Let \(f:[a,b]\to[c,d]\) and \(g:[c,d]\to\mathbb{R}\) be Riemann integrable functions. Then the composite \(gof\) is also Riemann integrable.

Hint: Can the Thomae function(which is known to be integrable) be composed with some function to give the characteristic function of rational numbers (which is known to be not integrable in the Riemann sense)?


Let \(f:[0,1]\to[0,1]\) be the Thomae function, \(f(x)=\begin{cases} 1/q & \text{ for }x=p/q & \text{where}& gcd(p,q)=1 \\ 0 & \text{ for } x \notin \mathbb{Q} \end{cases}\).

\(f\) is known to be Riemann integrable over [0,1] (it is continuous at all irrationals and therefore set of discontinuity is countable).

We want a function \(g:[0,1]\to\mathbb{R}\) such that, for \(1/q\) it gives value \(1\) and for \(0\) it gives value \(0\). Then we will end up with the \(h(x)=\begin{cases} 0 & \text{ for }x\in\mathbb{Q} \\ 1 & \text{ for } x \notin \mathbb{Q} \end{cases}\). Moreover, g should be Riemann integrable.

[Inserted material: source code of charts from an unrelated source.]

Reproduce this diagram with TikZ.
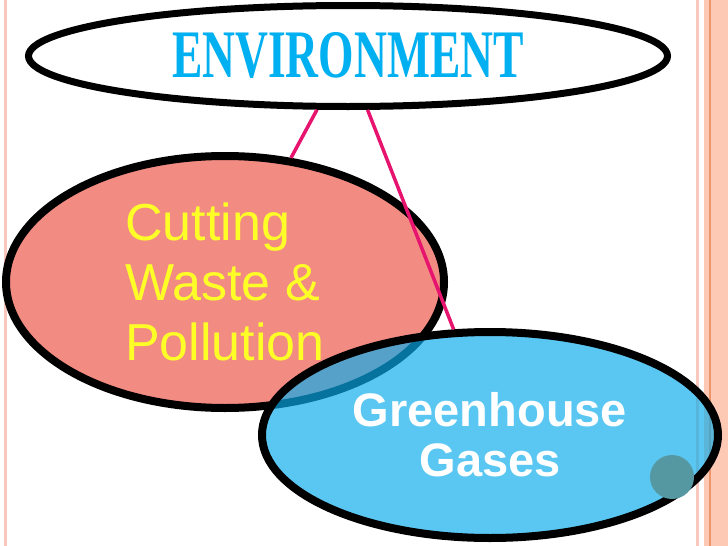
\documentclass[tikz,border=0pt]{standalone}
\usepackage{fontspec}
\setmainfont{Liberation Sans}
\newfontfamily\titlefont{Liberation Serif}
\usetikzlibrary{shapes.geometric}
\definecolor{envcyan}{RGB}{0,176,240}
\definecolor{cutpink}{RGB}{242,139,130}
\definecolor{cutyellow}{RGB}{255,255,40}
\definecolor{gasblue}{RGB}{10,172,236}
\definecolor{linkred}{RGB}{230,20,110}
\definecolor{edgepink}{RGB}{248,200,188}
\definecolor{edgepeach}{RGB}{253,200,180}
\definecolor{edgeorange}{RGB}{236,150,110}
\definecolor{dotteal}{RGB}{85,152,162}
\tikzset{/mind/bubble/.style={ellipse, draw=black, line width=7pt, inner sep=0pt
}}
\tikzset{/mind/link/.style={draw=linkred, line width=3.5pt
}}

\begin{document}
\begin{tikzpicture}[x=1pt, y=-1pt]
		\fill[white] (0,0) rectangle (728,546);
		\useasboundingbox (0,0) rectangle (728,546);
		% slide edges
		\fill[edgepink] (4,0) rectangle (7,546);
		\fill[edgepink] (696,0) rectangle (699,546);
		\fill[edgepeach] (704,0) rectangle (728,546);
		\fill[edgeorange] (709,0) rectangle (710.5,546);
		% bubbles
		\node[/mind/bubble, fill=white, minimum width=639pt, minimum height=101pt, text=envcyan, font={\titlefont\bfseries\fontsize{68}{68}\selectfont}] (env) at (348,56) {\scalebox{0.67}[1]{ENVIRONMENT}};
		\node[/mind/bubble, line width=8pt, fill=cutpink, minimum width=438pt, minimum height=252pt, text=cutyellow, align=left, font={\fontsize{52}{60}\selectfont}] (cut) at (225,282) {Cutting\\Waste \&\\Pollution};
		\node[/mind/bubble, line width=8pt, fill=gasblue, fill opacity=0.67, text opacity=1, minimum width=456pt, minimum height=206pt, text=white, align=center, font={\bfseries\fontsize{47}{50}\selectfont}] (gas) at (490,435) {Greenhouse\\Gases};
		% links
		\draw[/mind/link] (env.240) -- (cut.62);
		\draw[/mind/link] (env.290) -- (gas.109);
		\fill[dotteal] (672,477) circle (22);
	\end{tikzpicture}
\end{document}
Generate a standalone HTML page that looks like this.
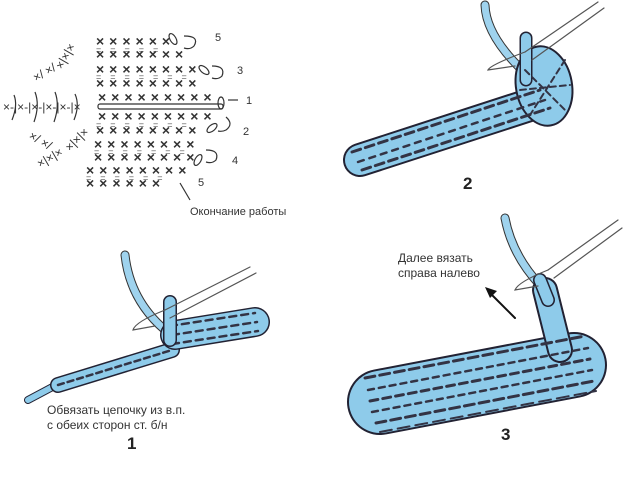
<!DOCTYPE html>
<html><head><meta charset="utf-8"><style>
html,body{margin:0;padding:0;background:#fff;}
svg{display:block;font-family:"Liberation Sans",sans-serif;}
</style></head><body>
<svg width="640" height="480" viewBox="0 0 640 480">
<rect width="640" height="480" fill="#fff"/>
<!-- ===== CHART ===== -->
<g fill="#333" font-size="14" font-weight="bold">
<text x="96" y="46" letter-spacing="5">××××××</text>
<text x="96" y="59" letter-spacing="5">×××××××</text>
<text x="96" y="74" letter-spacing="5">××××××××</text>
<text x="96" y="88" letter-spacing="5">××××××××</text>
<text x="98" y="102" letter-spacing="5">×××××××××</text>
<text x="98" y="121" letter-spacing="5">×××××××××</text>
<text x="96" y="135" letter-spacing="5">××××××××</text>
<text x="94" y="149" letter-spacing="5">××××××××</text>
<text x="94" y="162" letter-spacing="5">××××××××</text>
<text x="86" y="175" letter-spacing="5">××××××××</text>
<text x="86" y="188" letter-spacing="5">××××××</text>
</g>
<g fill="#555" font-size="9">
<text x="96" y="53" letter-spacing="9">=====</text>
<text x="96" y="80" letter-spacing="9">=======</text>
<text x="96" y="128" letter-spacing="9">=======</text>
<text x="94" y="155" letter-spacing="9">=======</text>
<text x="86" y="181" letter-spacing="9">======</text>
</g>
<g fill="#333" font-size="12">
<text x="3" y="111">×-|×-|×-|×-|×-|×</text>
<text x="36" y="82" transform="rotate(-30 36 82)">×/ ×/</text>
<text x="62" y="70" transform="rotate(-60 62 70)">×|×|×</text>
<text x="28" y="138" transform="rotate(30 28 138)">×/ ×/</text>
<text x="40" y="168" transform="rotate(-30 40 168)">×|×|×</text>
<text x="70" y="152" transform="rotate(-45 70 152)">×|×|×</text>
</g>
<g stroke="#333" stroke-width="1.2" fill="none">
<path d="M14 95 Q18 105 12 120 M35 92 Q40 105 34 122 M55 92 Q60 105 54 122 M75 94 Q80 105 74 120"/>
<rect x="98" y="104" width="125" height="5" rx="2"/>
<ellipse cx="173" cy="39" rx="3" ry="6" transform="rotate(-30 173 39)"/>
<ellipse cx="204" cy="70" rx="3" ry="6" transform="rotate(-50 204 70)"/>
<ellipse cx="221" cy="103" rx="3" ry="6"/>
<ellipse cx="212" cy="128" rx="3" ry="6" transform="rotate(50 212 128)"/>
<ellipse cx="198" cy="160" rx="3" ry="6" transform="rotate(30 198 160)"/>
<path d="M184 36 Q200 36 194 46 Q190 50 184 48"/>
<path d="M212 66 Q226 66 222 76 Q218 80 212 78"/>
<path d="M226 117 Q234 124 226 130 Q222 132 218 131"/>
<path d="M206 150 Q220 150 216 160 Q212 164 206 162"/>
<path d="M180 183 L190 200"/>
<path d="M228 100 L238 100"/>
</g>
<g fill="#333" font-size="11">
<text x="215" y="41">5</text><text x="237" y="74">3</text><text x="246" y="104">1</text>
<text x="243" y="135">2</text><text x="232" y="164">4</text><text x="198" y="186">5</text>
<text x="190" y="215">Окончание работы</text>
</g>
<!-- ===== FIG 2 ===== -->
<g fill="none" stroke-linecap="round">
<path d="M485 5 Q486 35 522 70" stroke="#333" stroke-width="9"/>
<path d="M485 5 Q486 35 522 70" stroke="#9fd3ee" stroke-width="7"/>
<path d="M360 160 L545 100" stroke="#223" stroke-width="34"/>
<path d="M360 160 L545 100" stroke="#8ecbea" stroke-width="30"/>
</g>
<ellipse cx="544" cy="86" rx="28" ry="40" fill="#8ecbea" stroke="#223" stroke-width="2" transform="rotate(-10 544 86)"/>
<g fill="none" stroke-linecap="round">
<path d="M526 38 L526 80" stroke="#223" stroke-width="13"/>
<path d="M526 38 L526 80" stroke="#8ecbea" stroke-width="10"/>
<path d="M352 152 L540 90" stroke="#334" stroke-width="3" stroke-dasharray="9 5"/>
<path d="M358 162 L545 100" stroke="#334" stroke-width="2.5" stroke-dasharray="6 6"/>
<path d="M362 170 L550 108" stroke="#334" stroke-width="3" stroke-dasharray="9 5"/>
<path d="M525 70 L565 110 M565 60 L530 115 M520 90 L570 85" stroke="#334" stroke-width="2" stroke-dasharray="6 4"/>
<path d="M525 52 L598 2 M532 60 L604 8" stroke="#555" stroke-width="1.2"/>
<path d="M525 52 Q490 65 488 70 L515 66" stroke="#555" stroke-width="1.2"/>
</g>
<text x="463" y="189" font-size="17" font-weight="bold" fill="#222">2</text>
<!-- ===== FIG 1 ===== -->
<g fill="none" stroke-linecap="round">
<path d="M125 255 Q130 300 165 330" stroke="#333" stroke-width="9"/>
<path d="M125 255 Q130 300 165 330" stroke="#9fd3ee" stroke-width="7"/>
<path d="M28 400 L60 383" stroke="#223" stroke-width="8"/>
<path d="M28 400 L60 383" stroke="#8ecbea" stroke-width="6"/>
<path d="M58 385 L172 350" stroke="#223" stroke-width="16"/>
<path d="M58 385 L172 350" stroke="#8ecbea" stroke-width="13"/>
<path d="M58 385 L172 350" stroke="#334" stroke-width="2.5" stroke-dasharray="6 4"/>
<path d="M175 335 L255 322" stroke="#223" stroke-width="30"/>
<path d="M175 335 L255 322" stroke="#8ecbea" stroke-width="27"/>
<path d="M170 326 L255 313 M172 335 L257 322 M172 344 L258 331" stroke="#334" stroke-width="2.5" stroke-dasharray="7 5"/>
<path d="M170 302 L170 340" stroke="#223" stroke-width="14"/>
<path d="M170 302 L170 340" stroke="#8ecbea" stroke-width="11"/>
<path d="M165 310 L250 267 M170 318 L256 273" stroke="#555" stroke-width="1.2"/>
<path d="M165 310 Q135 322 133 330 L155 326" stroke="#555" stroke-width="1.2"/>
</g>
<g fill="#333" font-size="12">
<text x="47" y="414">Обвязать цепочку из в.п.</text>
<text x="47" y="429">с обеих сторон ст. б/н</text>
<text x="127" y="449" font-size="17" font-weight="bold" fill="#222">1</text>
</g>
<!-- ===== FIG 3 ===== -->
<g fill="none" stroke-linecap="round">
<path d="M505 218 Q512 255 540 285" stroke="#333" stroke-width="9"/>
<path d="M505 218 Q512 255 540 285" stroke="#9fd3ee" stroke-width="7"/>
<path d="M380 402 L574 365" stroke="#223" stroke-width="66"/>
<path d="M380 402 L574 365" stroke="#8ecbea" stroke-width="62"/>
<path d="M545 290 L560 350" stroke="#223" stroke-width="26"/>
<path d="M545 290 L560 350" stroke="#8ecbea" stroke-width="22"/>
<path d="M540 280 L548 300" stroke="#223" stroke-width="14"/>
<path d="M540 280 L548 300" stroke="#8ecbea" stroke-width="11"/>
<path d="M365 378 L585 336" stroke="#334" stroke-width="3" stroke-dasharray="10 5"/>
<path d="M368 390 L588 348" stroke="#334" stroke-width="2.5" stroke-dasharray="6 5"/>
<path d="M370 401 L590 359" stroke="#334" stroke-width="3" stroke-dasharray="8 5"/>
<path d="M372 412 L592 370" stroke="#334" stroke-width="2.5" stroke-dasharray="6 5"/>
<path d="M376 423 L594 381" stroke="#334" stroke-width="3" stroke-dasharray="10 5"/>
<path d="M380 432 L596 391" stroke="#334" stroke-width="2" stroke-dasharray="12 6"/>
<path d="M548 270 L618 220 M554 278 L622 228" stroke="#555" stroke-width="1.2"/>
<path d="M548 270 Q518 282 515 290 L538 286" stroke="#555" stroke-width="1.2"/>
<path d="M515 318 L490 293" stroke="#111" stroke-width="2"/>
</g>
<path d="M485 287 L497 291 L490 298 Z" fill="#111"/>
<g fill="#333" font-size="12">
<text x="398" y="262">Далее вязать</text>
<text x="398" y="277">справа налево</text>
<text x="501" y="440" font-size="17" font-weight="bold" fill="#222">3</text>
</g>
</svg>
</body></html>
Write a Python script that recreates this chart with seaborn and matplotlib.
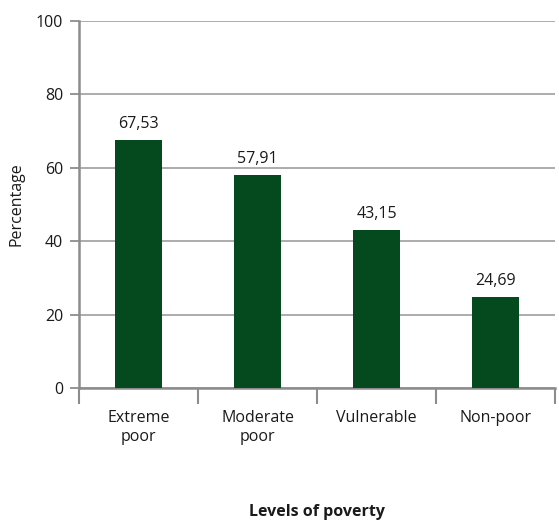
import matplotlib
matplotlib.use("Agg")
import matplotlib.pyplot as plt
import seaborn as sns
import pandas as pd
from matplotlib.ticker import FixedLocator

categories = ["Extreme\npoor", "Moderate\npoor", "Vulnerable", "Non-poor"]
values = [67.53, 57.91, 43.15, 24.69]
value_labels = ["67,53", "57,91", "43,15", "24,69"]
y_ticks = [0, 20, 40, 60, 80, 100]

df = pd.DataFrame({"level": categories, "pct": values})

sns.set_theme(style="white")
plt.rcParams["font.family"] = ["Open Sans", "DejaVu Sans"]

fig = plt.figure(figsize=(5.59, 5.2), dpi=100)
ax = fig.add_axes([0.1413, 0.2538, 0.8516, 0.7058])

green = "#054a1f"
axis_gray = "#8c8c8c"
text_col = "#1a1a1a"
fs = 11.5

sns.barplot(data=df, x="level", y="pct", color=green, width=0.4,
            saturation=1, ax=ax, zorder=3, linewidth=0, edgecolor=green)

ax.set_xlim(-0.5, 3.5)
ax.set_ylim(0, 100)
ax.set_yticks(y_ticks)
ax.yaxis.grid(True, color="#a6a6a6", linewidth=1.3, zorder=0)
ax.set_axisbelow(True)

for i, (v, lab) in enumerate(zip(values, value_labels)):
    ax.text(i, v + 2.2, lab, ha="center", va="bottom", fontsize=fs,
            color=text_col)

for side in ("top", "right"):
    ax.spines[side].set_visible(False)
for side in ("left", "bottom"):
    ax.spines[side].set_color(axis_gray)
    ax.spines[side].set_linewidth(1.8)

# category separators below the x axis
ax.xaxis.set_minor_locator(FixedLocator([-0.5, 0.5, 1.5, 2.5, 3.5]))
ax.tick_params(axis="x", which="minor", direction="out", length=11.5,
               width=1.5, color=axis_gray, bottom=True)
ax.tick_params(axis="x", which="major", length=0, pad=16,
               labelsize=fs, labelcolor=text_col)
ax.tick_params(axis="y", which="major", direction="out", length=6.5,
               width=1.3, color=axis_gray, left=True, pad=5,
               labelsize=fs, labelcolor=text_col)

ax.set_xlabel("Levels of poverty", fontsize=fs, fontweight="bold",
              color=text_col)
ax.xaxis.set_label_coords(0.5, -0.338)
ax.xaxis.label.set_verticalalignment("center")
ax.set_ylabel("Percentage", fontsize=fs, color=text_col, labelpad=8)

fig.savefig("out.png", dpi=100)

Let \(g(x) = \begin{cases} 1 & \text{ for }x \ne 0 \\ 0 & \text{ for } x = 0 \end{cases}\)

Then g is Riemann integrable, since it is discontinuous at only 1 point. And as desired, \(gof=h\). \(h\) is well known to be not Riemann integrable. This proves the fact that the statement it False.